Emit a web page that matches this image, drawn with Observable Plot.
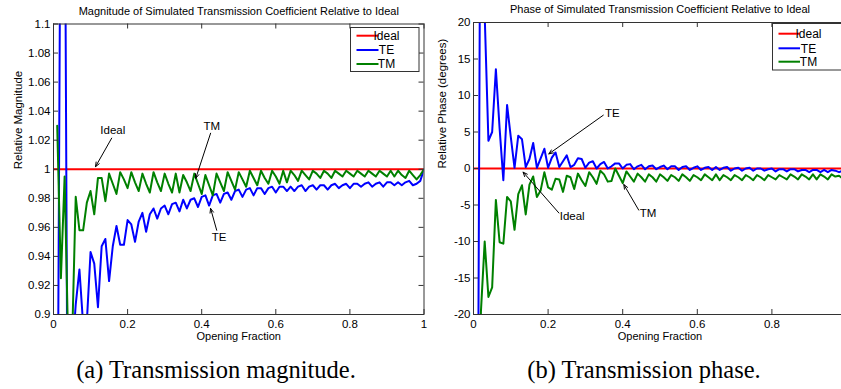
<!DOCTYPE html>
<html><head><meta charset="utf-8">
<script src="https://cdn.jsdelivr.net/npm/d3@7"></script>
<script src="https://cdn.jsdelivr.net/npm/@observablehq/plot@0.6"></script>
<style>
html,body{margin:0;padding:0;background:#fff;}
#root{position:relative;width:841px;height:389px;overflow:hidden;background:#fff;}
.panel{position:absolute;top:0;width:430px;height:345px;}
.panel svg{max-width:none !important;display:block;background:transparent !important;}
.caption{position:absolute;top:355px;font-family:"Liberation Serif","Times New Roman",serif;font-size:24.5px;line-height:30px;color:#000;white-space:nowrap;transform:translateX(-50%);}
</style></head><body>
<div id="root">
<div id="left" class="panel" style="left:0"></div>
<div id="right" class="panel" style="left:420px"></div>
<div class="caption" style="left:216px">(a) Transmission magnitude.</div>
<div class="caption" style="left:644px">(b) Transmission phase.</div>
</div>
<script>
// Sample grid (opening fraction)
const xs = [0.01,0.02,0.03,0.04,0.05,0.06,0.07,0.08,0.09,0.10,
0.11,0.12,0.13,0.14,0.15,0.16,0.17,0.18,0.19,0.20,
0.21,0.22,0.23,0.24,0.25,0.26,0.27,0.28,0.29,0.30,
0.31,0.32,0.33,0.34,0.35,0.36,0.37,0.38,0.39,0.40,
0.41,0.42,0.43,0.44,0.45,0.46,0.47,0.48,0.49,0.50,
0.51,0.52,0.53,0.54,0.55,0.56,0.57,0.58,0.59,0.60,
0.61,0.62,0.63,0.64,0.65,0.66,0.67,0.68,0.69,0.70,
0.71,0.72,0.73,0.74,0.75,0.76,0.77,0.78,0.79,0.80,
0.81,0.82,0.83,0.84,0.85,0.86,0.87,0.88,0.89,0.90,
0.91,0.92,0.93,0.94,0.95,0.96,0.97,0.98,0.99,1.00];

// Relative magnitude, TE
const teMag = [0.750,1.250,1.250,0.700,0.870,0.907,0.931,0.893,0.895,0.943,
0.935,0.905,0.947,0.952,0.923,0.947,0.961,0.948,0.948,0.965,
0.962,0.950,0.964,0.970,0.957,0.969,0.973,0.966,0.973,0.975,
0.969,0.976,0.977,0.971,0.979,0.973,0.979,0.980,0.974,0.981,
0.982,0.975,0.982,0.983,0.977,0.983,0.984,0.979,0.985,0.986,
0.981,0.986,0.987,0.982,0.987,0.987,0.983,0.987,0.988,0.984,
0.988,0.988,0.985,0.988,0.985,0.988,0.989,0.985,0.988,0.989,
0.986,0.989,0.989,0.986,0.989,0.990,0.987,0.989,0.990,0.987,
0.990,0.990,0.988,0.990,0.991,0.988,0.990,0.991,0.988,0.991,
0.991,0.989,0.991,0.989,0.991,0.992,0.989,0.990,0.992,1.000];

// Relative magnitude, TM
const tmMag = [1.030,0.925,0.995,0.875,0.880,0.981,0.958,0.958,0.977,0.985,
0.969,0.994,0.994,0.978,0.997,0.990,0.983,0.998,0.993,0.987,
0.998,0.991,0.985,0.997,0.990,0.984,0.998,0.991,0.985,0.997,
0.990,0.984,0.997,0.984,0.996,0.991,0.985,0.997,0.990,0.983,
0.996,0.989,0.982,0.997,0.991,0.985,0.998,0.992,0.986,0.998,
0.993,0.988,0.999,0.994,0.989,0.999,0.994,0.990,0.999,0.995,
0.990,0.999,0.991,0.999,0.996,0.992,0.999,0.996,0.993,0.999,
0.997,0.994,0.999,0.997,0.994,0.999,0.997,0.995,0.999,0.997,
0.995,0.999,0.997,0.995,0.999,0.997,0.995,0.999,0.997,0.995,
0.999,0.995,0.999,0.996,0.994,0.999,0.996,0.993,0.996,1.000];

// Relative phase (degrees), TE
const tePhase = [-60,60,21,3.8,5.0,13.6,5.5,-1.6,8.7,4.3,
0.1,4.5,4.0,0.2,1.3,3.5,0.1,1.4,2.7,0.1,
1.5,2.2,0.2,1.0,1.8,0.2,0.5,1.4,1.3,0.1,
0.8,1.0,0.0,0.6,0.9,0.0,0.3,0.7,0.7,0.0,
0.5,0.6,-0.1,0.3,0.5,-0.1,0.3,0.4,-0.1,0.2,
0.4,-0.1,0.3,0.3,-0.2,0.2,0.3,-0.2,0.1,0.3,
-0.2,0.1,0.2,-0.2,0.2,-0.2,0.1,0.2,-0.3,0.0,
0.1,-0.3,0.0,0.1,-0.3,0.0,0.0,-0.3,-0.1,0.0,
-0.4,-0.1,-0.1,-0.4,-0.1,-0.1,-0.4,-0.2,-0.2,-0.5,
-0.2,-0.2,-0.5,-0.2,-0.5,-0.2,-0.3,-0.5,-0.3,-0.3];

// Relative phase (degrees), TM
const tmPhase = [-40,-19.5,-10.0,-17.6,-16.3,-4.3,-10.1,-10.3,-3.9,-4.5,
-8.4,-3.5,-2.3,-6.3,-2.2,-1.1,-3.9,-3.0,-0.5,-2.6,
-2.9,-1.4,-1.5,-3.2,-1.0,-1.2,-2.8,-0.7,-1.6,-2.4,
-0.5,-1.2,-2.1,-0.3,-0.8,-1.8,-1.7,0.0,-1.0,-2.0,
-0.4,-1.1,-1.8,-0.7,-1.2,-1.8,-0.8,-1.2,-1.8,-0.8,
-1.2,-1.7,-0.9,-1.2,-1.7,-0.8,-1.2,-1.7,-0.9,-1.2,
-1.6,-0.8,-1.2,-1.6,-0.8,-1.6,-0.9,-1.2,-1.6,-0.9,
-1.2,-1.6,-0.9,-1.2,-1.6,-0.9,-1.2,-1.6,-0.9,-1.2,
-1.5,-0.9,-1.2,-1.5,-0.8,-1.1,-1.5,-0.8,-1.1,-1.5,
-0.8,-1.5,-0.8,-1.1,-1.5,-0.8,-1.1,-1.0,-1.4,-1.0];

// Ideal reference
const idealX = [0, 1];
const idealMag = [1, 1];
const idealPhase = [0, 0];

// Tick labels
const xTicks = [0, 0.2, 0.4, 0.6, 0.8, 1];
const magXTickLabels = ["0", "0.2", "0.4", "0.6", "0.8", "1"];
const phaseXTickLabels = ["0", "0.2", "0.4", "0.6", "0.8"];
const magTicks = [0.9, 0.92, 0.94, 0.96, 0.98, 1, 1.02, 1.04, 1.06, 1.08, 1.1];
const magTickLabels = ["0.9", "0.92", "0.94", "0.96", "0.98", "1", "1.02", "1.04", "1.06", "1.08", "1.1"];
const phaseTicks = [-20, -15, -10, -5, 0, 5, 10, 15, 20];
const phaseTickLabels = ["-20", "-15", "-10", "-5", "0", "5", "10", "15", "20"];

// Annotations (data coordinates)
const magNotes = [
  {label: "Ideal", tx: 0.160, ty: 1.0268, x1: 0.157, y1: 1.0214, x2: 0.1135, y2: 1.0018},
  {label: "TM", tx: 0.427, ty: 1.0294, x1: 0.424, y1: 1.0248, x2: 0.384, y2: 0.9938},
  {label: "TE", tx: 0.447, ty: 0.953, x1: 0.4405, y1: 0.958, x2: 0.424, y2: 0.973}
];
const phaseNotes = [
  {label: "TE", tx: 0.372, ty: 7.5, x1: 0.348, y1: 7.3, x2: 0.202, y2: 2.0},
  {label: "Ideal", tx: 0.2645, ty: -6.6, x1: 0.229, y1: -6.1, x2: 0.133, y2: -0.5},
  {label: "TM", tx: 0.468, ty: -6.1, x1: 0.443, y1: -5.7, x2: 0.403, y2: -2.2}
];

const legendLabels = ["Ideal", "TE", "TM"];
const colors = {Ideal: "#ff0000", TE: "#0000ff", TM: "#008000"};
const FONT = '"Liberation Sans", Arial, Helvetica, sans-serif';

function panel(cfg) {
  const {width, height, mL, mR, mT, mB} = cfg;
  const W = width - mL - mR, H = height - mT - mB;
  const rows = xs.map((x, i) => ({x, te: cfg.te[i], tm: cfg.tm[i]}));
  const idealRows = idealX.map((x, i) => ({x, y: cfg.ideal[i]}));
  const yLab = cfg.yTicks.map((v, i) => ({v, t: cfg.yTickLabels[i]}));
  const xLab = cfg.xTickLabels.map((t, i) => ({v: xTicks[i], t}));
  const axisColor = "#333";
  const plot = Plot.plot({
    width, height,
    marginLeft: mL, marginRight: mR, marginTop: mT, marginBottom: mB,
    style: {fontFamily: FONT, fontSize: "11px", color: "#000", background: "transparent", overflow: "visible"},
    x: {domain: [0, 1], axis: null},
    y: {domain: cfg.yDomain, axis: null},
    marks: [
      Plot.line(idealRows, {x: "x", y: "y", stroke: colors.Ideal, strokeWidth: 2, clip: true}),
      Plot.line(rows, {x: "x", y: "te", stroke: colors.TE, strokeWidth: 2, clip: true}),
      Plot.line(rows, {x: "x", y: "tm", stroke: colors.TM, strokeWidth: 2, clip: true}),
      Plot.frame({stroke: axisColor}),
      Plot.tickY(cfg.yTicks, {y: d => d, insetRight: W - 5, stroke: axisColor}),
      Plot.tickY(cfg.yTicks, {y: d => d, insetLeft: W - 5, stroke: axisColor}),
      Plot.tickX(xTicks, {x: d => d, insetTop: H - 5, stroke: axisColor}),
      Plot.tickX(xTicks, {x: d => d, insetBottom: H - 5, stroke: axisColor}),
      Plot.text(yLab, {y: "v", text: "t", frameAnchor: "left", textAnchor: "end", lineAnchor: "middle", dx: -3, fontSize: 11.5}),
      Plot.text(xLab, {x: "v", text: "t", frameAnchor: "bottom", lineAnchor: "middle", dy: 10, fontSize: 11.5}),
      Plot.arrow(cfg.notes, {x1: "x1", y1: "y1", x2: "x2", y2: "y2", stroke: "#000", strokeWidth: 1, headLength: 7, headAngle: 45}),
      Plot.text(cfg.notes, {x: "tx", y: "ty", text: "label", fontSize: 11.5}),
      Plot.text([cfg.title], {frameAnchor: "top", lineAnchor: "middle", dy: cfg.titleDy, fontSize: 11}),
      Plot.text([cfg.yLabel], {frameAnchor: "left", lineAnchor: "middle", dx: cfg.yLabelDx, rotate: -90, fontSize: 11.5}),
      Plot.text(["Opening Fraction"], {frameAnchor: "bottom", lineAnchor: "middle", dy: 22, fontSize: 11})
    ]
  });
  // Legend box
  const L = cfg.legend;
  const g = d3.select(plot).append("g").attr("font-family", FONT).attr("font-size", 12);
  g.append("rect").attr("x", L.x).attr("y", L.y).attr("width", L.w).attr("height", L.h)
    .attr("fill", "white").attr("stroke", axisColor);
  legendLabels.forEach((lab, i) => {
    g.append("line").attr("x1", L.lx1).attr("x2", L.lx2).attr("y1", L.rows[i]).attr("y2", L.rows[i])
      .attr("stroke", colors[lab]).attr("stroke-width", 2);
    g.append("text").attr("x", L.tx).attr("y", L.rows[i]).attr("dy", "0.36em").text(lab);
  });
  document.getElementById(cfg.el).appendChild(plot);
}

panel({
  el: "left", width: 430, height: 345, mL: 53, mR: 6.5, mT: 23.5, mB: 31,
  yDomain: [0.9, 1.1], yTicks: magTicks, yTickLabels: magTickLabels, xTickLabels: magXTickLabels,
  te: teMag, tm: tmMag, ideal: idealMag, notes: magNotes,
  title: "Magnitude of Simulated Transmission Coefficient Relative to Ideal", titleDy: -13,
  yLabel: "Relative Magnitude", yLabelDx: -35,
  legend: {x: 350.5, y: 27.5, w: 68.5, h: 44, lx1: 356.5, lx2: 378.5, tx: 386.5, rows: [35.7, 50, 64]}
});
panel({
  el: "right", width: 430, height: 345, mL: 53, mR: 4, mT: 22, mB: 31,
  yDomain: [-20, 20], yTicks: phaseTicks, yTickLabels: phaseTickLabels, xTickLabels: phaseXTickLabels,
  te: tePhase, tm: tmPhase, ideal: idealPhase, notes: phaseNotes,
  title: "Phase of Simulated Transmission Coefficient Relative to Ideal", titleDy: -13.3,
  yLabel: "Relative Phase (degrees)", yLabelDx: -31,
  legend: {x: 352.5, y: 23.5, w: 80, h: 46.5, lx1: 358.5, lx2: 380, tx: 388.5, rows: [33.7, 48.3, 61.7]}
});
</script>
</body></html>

--------------------------------------------------

[Aim]:
Exactly reproduce the run of lines from the start of the listing through the line with "0.991,0.989,0.991,0.989,0.991,0.992,0.989,0.990,0.992,1.000];", inclusive; pictures are not copied.

[Task result]:
Emit a web page that matches this image, drawn with Observable Plot.
<!DOCTYPE html>
<html><head><meta charset="utf-8">
<script src="https://cdn.jsdelivr.net/npm/d3@7"></script>
<script src="https://cdn.jsdelivr.net/npm/@observablehq/plot@0.6"></script>
<style>
html,body{margin:0;padding:0;background:#fff;}
#root{position:relative;width:841px;height:389px;overflow:hidden;background:#fff;}
.panel{position:absolute;top:0;width:430px;height:345px;}
.panel svg{max-width:none !important;display:block;background:transparent !important;}
.caption{position:absolute;top:355px;font-family:"Liberation Serif","Times New Roman",serif;font-size:24.5px;line-height:30px;color:#000;white-space:nowrap;transform:translateX(-50%);}
</style></head><body>
<div id="root">
<div id="left" class="panel" style="left:0"></div>
<div id="right" class="panel" style="left:420px"></div>
<div class="caption" style="left:216px">(a) Transmission magnitude.</div>
<div class="caption" style="left:644px">(b) Transmission phase.</div>
</div>
<script>
// Sample grid (opening fraction)
const xs = [0.01,0.02,0.03,0.04,0.05,0.06,0.07,0.08,0.09,0.10,
0.11,0.12,0.13,0.14,0.15,0.16,0.17,0.18,0.19,0.20,
0.21,0.22,0.23,0.24,0.25,0.26,0.27,0.28,0.29,0.30,
0.31,0.32,0.33,0.34,0.35,0.36,0.37,0.38,0.39,0.40,
0.41,0.42,0.43,0.44,0.45,0.46,0.47,0.48,0.49,0.50,
0.51,0.52,0.53,0.54,0.55,0.56,0.57,0.58,0.59,0.60,
0.61,0.62,0.63,0.64,0.65,0.66,0.67,0.68,0.69,0.70,
0.71,0.72,0.73,0.74,0.75,0.76,0.77,0.78,0.79,0.80,
0.81,0.82,0.83,0.84,0.85,0.86,0.87,0.88,0.89,0.90,
0.91,0.92,0.93,0.94,0.95,0.96,0.97,0.98,0.99,1.00];

// Relative magnitude, TE
const teMag = [0.750,1.250,1.250,0.700,0.870,0.907,0.931,0.893,0.895,0.943,
0.935,0.905,0.947,0.952,0.923,0.947,0.961,0.948,0.948,0.965,
0.962,0.950,0.964,0.970,0.957,0.969,0.973,0.966,0.973,0.975,
0.969,0.976,0.977,0.971,0.979,0.973,0.979,0.980,0.974,0.981,
0.982,0.975,0.982,0.983,0.977,0.983,0.984,0.979,0.985,0.986,
0.981,0.986,0.987,0.982,0.987,0.987,0.983,0.987,0.988,0.984,
0.988,0.988,0.985,0.988,0.985,0.988,0.989,0.985,0.988,0.989,
0.986,0.989,0.989,0.986,0.989,0.990,0.987,0.989,0.990,0.987,
0.990,0.990,0.988,0.990,0.991,0.988,0.990,0.991,0.988,0.991,
0.991,0.989,0.991,0.989,0.991,0.992,0.989,0.990,0.992,1.000];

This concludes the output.